# Tile Generation Benchmarks for Varied Chunk Sizes

## Explanation

In this notebook we compare the performance of tiling artificially generated Zarr data to different chunk sizes. The CMIP6 data provides an excellent real world dataset, but is relatively low resolution.
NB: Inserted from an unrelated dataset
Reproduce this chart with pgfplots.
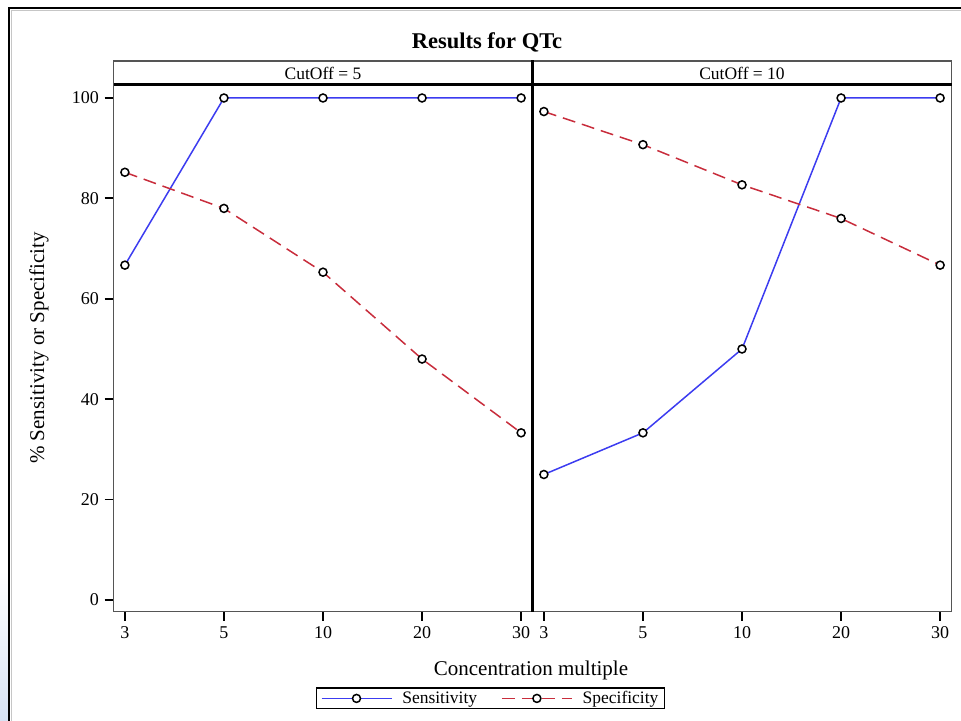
\documentclass[border=0pt]{standalone}
\usepackage{fontspec}
\setmainfont{Liberation Serif}
\usepackage{pgfplots}
\pgfplotsset{compat=1.18}
\definecolor{sensblue}{RGB}{60,60,240}
\definecolor{specred}{RGB}{200,45,60}
\definecolor{framegray}{RGB}{85,85,85}
\begin{document}
\begin{tikzpicture}[x=1bp,y=1bp]
\path[use as bounding box] (0,0) rectangle (961,721);
\shade[top color=white,bottom color={rgb,255:red,214;green,226;blue,244}] (0,0) rectangle (8,150);
\draw[line width=2.2bp] (9,0) -- (9,713) -- (961,713);
\draw[line width=1bp, gray!45] (11.6,0) -- (11.6,710.4) -- (961,710.4);

\pgfplotsset{
  panel/.style={
    scale only axis, width=419bp, height=527bp,
    xmin=-0.115, xmax=4.115, ymin=-2.39, ymax=102.59,
    xtick={0,1,2,3,4}, xticklabels={3,5,10,20,30},
    tick align=outside, major tick length=9bp,
    xtick pos=left, ytick pos=left,
    axis line style={framegray, line width=1bp},
    tick style={black, line width=1.8bp},
    ticklabel style={font=\fontsize{18bp}{20bp}\selectfont},
    /pgf/number format/assume math mode=true,
    xticklabel style={yshift=-2bp},
    yticklabel style={xshift=-2bp},
  },
  sens/.style={sensblue, line width=1.5bp, mark=*, mark size=4bp,
    mark options={solid, draw=black, fill=white, line width=1.5bp}},
  spec/.style={specred, line width=1.5bp, dash pattern=on 13bp off 7bp, mark=*, mark size=4bp,
    mark options={solid, draw=black, fill=white, line width=1.5bp}},
}

\begin{axis}[panel, at={(113.5bp,109bp)}, anchor=south west,
  ytick={0,20,40,60,80,100},
  legend columns=2,
  legend style={at={(axis description cs:0.9,-0.164)}, anchor=center,
    draw=black, line width=1.2bp, font=\fontsize{17.5bp}{19bp}\selectfont,
    inner xsep=4bp, inner ysep=1.5bp,
    /tikz/every even column/.append style={column sep=22bp}},
  legend image code/.code={\draw[line width=1.5bp, mark repeat=2, mark phase=2] plot coordinates {(0bp,0bp) (35bp,0bp) (70bp,0bp)}; \path (78bp,0bp);},
]
\addplot[sens] coordinates {(0,66.7) (1,100) (2,100) (3,100) (4,100)};
\addlegendentry{Sensitivity}
\addplot[spec] coordinates {(0,85.2) (1,78.0) (2,65.3) (3,48.0) (4,33.3)};
\addlegendentry{Specificity}
\end{axis}

\begin{axis}[panel, at={(532.5bp,109bp)}, anchor=south west,
  ytick=\empty]
\addplot[sens] coordinates {(0,25.0) (1,33.3) (2,50.0) (3,100) (4,100)};
\addplot[spec] coordinates {(0,97.3) (1,90.7) (2,82.7) (3,76.0) (4,66.7)};
\end{axis}

% panel headers
\draw[line width=1.2bp, framegray] (113.5,636) rectangle (951.5,660);
\draw[line width=3bp] (113.5,636) -- (951.5,636);
\draw[line width=3bp] (532.5,660.5) -- (532.5,109);
\node[font=\fontsize{17.5bp}{19bp}\selectfont] at (323,647.5) {CutOff = 5};
\node[font=\fontsize{17.5bp}{19bp}\selectfont] at (742,647.5) {CutOff = 10};

% title and labels
\node[font=\bfseries\fontsize{22.5bp}{24bp}\selectfont] at (487,679) {Results for QTc};
\node[font=\fontsize{21bp}{23bp}\selectfont] at (531,51) {Concentration multiple};
\node[rotate=90, font=\fontsize{21bp}{23bp}\selectfont] at (39,373) {\% Sensitivity or Specificity};
\end{tikzpicture}
\end{document}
In order to study the impact of higher resolution data, we artificially generated Zarr datastores to explore the relationship between tile generation time and chunk size.

## Setup

In [None]:
import json
import pandas as pd
fomr xarray_tile_test import XarrayTileTest
import sys; sys.path.append('..')
import helpers.eodc_hub_role as eodc_hub_role

In [None]:
credentials = eodc_hub_role.fetch_and_set_credentials()

Load the fake datasets which have increasingly fine spatial resolution and thus increasingly large chunk size.

In [None]:
# Run 3 iterations of each setting
iterations = 3
zooms = range(12)
all_zarr_datasets = json.loads(open('../01-generate-datasets/fake-datasets.json').read()).items()
zarr_datasets = list(filter(k.contains('single_chunk') for k,v in zarr_datasets.items()))

## Run Tests

In [None]:
results = []

for zarr_dataset_id, zarr_dataset in zarr_datasets.items():
    zarr_tile_test = XarrayTileTest(
        dataset_id=zarr_dataset_id,
        **zarr_dataset
    )

    # Run it 3 times for each zoom level
    for zoom in zooms:
        zarr_tile_test.run_batch({'zoom': zoom}, batch_size=iterations)

    results.append(zarr_tile_test.store_results(credentials))

In [None]:
## Read and Plot Results

In [None]:
see code in run-xarray-tests.ipynb

In [None]:
expanded_df.plot.scatter(x='chunk_size_mb', y='time', by='zoom')

In [None]:
expanded_df.results.to_csv('results/03-chunk-size-results.csv')